[Set task]: Write out each line beneath this one exactly as it reads.

## Begin

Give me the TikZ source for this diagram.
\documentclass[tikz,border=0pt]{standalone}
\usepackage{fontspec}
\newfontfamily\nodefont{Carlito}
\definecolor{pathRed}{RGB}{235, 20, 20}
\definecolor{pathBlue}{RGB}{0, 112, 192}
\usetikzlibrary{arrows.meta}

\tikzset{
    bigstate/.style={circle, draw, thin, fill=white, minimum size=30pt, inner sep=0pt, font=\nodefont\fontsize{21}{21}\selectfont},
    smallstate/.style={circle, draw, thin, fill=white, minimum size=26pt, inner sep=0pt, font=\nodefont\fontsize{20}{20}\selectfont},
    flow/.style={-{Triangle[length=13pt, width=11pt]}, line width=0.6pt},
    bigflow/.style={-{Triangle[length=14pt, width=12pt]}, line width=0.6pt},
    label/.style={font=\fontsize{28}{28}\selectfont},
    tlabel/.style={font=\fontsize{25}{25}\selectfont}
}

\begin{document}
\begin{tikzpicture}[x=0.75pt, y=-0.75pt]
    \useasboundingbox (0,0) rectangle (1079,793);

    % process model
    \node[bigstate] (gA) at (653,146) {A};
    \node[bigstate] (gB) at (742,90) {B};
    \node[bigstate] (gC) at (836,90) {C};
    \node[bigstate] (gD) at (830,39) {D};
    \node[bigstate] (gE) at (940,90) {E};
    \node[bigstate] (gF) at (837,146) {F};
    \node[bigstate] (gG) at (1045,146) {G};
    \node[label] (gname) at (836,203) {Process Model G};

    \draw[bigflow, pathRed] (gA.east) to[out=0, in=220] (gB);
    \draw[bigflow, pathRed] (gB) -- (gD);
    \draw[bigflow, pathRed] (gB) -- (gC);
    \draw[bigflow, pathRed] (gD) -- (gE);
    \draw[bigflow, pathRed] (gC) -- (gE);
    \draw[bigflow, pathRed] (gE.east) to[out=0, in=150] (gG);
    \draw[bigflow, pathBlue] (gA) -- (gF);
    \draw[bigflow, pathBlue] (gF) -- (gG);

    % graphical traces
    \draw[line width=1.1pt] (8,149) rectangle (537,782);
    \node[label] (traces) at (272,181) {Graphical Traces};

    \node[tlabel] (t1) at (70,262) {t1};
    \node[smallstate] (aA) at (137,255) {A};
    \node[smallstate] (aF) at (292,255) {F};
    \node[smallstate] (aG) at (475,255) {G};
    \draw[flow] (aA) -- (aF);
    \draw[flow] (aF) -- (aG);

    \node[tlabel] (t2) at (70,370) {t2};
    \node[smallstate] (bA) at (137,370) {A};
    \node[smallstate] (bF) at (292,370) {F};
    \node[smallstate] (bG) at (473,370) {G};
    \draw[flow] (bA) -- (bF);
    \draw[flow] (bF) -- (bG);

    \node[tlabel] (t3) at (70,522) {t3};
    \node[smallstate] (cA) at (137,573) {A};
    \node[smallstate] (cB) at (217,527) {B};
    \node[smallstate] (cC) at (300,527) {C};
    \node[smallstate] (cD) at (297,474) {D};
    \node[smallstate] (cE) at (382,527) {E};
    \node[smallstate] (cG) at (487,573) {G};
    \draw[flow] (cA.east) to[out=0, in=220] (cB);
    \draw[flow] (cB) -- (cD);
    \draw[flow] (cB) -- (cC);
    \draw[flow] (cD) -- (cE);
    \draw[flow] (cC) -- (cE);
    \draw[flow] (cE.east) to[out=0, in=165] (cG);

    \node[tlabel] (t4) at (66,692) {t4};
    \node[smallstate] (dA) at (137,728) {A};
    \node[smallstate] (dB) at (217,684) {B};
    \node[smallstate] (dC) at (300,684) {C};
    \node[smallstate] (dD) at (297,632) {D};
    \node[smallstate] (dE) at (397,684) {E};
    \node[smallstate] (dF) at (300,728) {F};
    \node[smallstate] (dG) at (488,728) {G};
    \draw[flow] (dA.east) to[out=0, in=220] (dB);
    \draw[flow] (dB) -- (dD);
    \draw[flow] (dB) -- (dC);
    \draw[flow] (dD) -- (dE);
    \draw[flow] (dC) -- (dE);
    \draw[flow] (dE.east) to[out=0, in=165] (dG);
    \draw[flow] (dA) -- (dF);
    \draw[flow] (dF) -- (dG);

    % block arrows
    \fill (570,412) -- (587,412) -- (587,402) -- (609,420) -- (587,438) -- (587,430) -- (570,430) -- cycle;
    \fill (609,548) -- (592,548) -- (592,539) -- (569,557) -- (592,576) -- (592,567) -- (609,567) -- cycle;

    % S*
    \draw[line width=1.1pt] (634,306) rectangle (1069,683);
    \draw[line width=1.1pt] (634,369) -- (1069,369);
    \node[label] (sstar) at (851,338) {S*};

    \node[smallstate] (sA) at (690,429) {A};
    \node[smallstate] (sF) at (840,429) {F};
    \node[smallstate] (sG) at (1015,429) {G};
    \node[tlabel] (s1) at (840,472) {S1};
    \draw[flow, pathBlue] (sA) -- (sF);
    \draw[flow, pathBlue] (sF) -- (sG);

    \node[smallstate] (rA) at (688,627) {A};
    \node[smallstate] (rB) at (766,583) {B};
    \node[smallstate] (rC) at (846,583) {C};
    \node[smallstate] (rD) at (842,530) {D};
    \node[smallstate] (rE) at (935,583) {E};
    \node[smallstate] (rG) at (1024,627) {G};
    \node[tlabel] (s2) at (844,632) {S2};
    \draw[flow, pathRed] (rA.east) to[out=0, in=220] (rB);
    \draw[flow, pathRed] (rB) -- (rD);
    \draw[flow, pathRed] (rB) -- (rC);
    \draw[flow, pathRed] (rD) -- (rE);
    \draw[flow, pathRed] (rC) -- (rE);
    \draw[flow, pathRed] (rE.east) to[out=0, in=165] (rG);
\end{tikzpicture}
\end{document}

## End

[Solution below]:
Give me the TikZ source for this diagram.
\documentclass[tikz,border=0pt]{standalone}
\usepackage{fontspec}
\newfontfamily\nodefont{Carlito}
\definecolor{pathRed}{RGB}{235, 20, 20}
\definecolor{pathBlue}{RGB}{0, 112, 192}
\usetikzlibrary{arrows.meta}

\tikzset{
    bigstate/.style={circle, draw, thin, fill=white, minimum size=30pt, inner sep=0pt, font=\nodefont\fontsize{21}{21}\selectfont},
    smallstate/.style={circle, draw, thin, fill=white, minimum size=26pt, inner sep=0pt, font=\nodefont\fontsize{20}{20}\selectfont},
    flow/.style={-{Triangle[length=13pt, width=11pt]}, line width=0.6pt},
    bigflow/.style={-{Triangle[length=14pt, width=12pt]}, line width=0.6pt},
    label/.style={font=\fontsize{28}{28}\selectfont},
    tlabel/.style={font=\fontsize{25}{25}\selectfont}
}

\begin{document}
\begin{tikzpicture}[x=0.75pt, y=-0.75pt]
    \useasboundingbox (0,0) rectangle (1079,793);

    % process model
    \node[bigstate] (gA) at (653,146) {A};
    \node[bigstate] (gB) at (742,90) {B};
    \node[bigstate] (gC) at (836,90) {C};
    \node[bigstate] (gD) at (830,39) {D};
    \node[bigstate] (gE) at (940,90) {E};
    \node[bigstate] (gF) at (837,146) {F};
    \node[bigstate] (gG) at (1045,146) {G};
    \node[label] (gname) at (836,203) {Process Model G};

    \draw[bigflow, pathRed] (gA.east) to[out=0, in=220] (gB);
    \draw[bigflow, pathRed] (gB) -- (gD);
    \draw[bigflow, pathRed] (gB) -- (gC);
    \draw[bigflow, pathRed] (gD) -- (gE);
    \draw[bigflow, pathRed] (gC) -- (gE);
    \draw[bigflow, pathRed] (gE.east) to[out=0, in=150] (gG);
    \draw[bigflow, pathBlue] (gA) -- (gF);
    \draw[bigflow, pathBlue] (gF) -- (gG);

    % graphical traces
    \draw[line width=1.1pt] (8,149) rectangle (537,782);
    \node[label] (traces) at (272,181) {Graphical Traces};

    \node[tlabel] (t1) at (70,262) {t1};
    \node[smallstate] (aA) at (137,255) {A};
    \node[smallstate] (aF) at (292,255) {F};
    \node[smallstate] (aG) at (475,255) {G};
    \draw[flow] (aA) -- (aF);
    \draw[flow] (aF) -- (aG);

    \node[tlabel] (t2) at (70,370) {t2};
    \node[smallstate] (bA) at (137,370) {A};
    \node[smallstate] (bF) at (292,370) {F};
    \node[smallstate] (bG) at (473,370) {G};
    \draw[flow] (bA) -- (bF);
    \draw[flow] (bF) -- (bG);

    \node[tlabel] (t3) at (70,522) {t3};
    \node[smallstate] (cA) at (137,573) {A};
    \node[smallstate] (cB) at (217,527) {B};
    \node[smallstate] (cC) at (300,527) {C};
    \node[smallstate] (cD) at (297,474) {D};
    \node[smallstate] (cE) at (382,527) {E};
    \node[smallstate] (cG) at (487,573) {G};
    \draw[flow] (cA.east) to[out=0, in=220] (cB);
    \draw[flow] (cB) -- (cD);
    \draw[flow] (cB) -- (cC);
    \draw[flow] (cD) -- (cE);
    \draw[flow] (cC) -- (cE);
    \draw[flow] (cE.east) to[out=0, in=165] (cG);

    \node[tlabel] (t4) at (66,692) {t4};
    \node[smallstate] (dA) at (137,728) {A};
    \node[smallstate] (dB) at (217,684) {B};
    \node[smallstate] (dC) at (300,684) {C};
    \node[smallstate] (dD) at (297,632) {D};
    \node[smallstate] (dE) at (397,684) {E};
    \node[smallstate] (dF) at (300,728) {F};
    \node[smallstate] (dG) at (488,728) {G};
    \draw[flow] (dA.east) to[out=0, in=220] (dB);
    \draw[flow] (dB) -- (dD);
    \draw[flow] (dB) -- (dC);
    \draw[flow] (dD) -- (dE);
    \draw[flow] (dC) -- (dE);
    \draw[flow] (dE.east) to[out=0, in=165] (dG);
    \draw[flow] (dA) -- (dF);
    \draw[flow] (dF) -- (dG);

    % block arrows
    \fill (570,412) -- (587,412) -- (587,402) -- (609,420) -- (587,438) -- (587,430) -- (570,430) -- cycle;
    \fill (609,548) -- (592,548) -- (592,539) -- (569,557) -- (592,576) -- (592,567) -- (609,567) -- cycle;

    % S*
    \draw[line width=1.1pt] (634,306) rectangle (1069,683);
    \draw[line width=1.1pt] (634,369) -- (1069,369);
    \node[label] (sstar) at (851,338) {S*};

    \node[smallstate] (sA) at (690,429) {A};
    \node[smallstate] (sF) at (840,429) {F};
    \node[smallstate] (sG) at (1015,429) {G};
    \node[tlabel] (s1) at (840,472) {S1};
    \draw[flow, pathBlue] (sA) -- (sF);
    \draw[flow, pathBlue] (sF) -- (sG);

    \node[smallstate] (rA) at (688,627) {A};
    \node[smallstate] (rB) at (766,583) {B};
    \node[smallstate] (rC) at (846,583) {C};
    \node[smallstate] (rD) at (842,530) {D};
    \node[smallstate] (rE) at (935,583) {E};
    \node[smallstate] (rG) at (1024,627) {G};
    \node[tlabel] (s2) at (844,632) {S2};
    \draw[flow, pathRed] (rA.east) to[out=0, in=220] (rB);
    \draw[flow, pathRed] (rB) -- (rD);
    \draw[flow, pathRed] (rB) -- (rC);
    \draw[flow, pathRed] (rD) -- (rE);
    \draw[flow, pathRed] (rC) -- (rE);
    \draw[flow, pathRed] (rE.east) to[out=0, in=165] (rG);
\end{tikzpicture}
\end{document}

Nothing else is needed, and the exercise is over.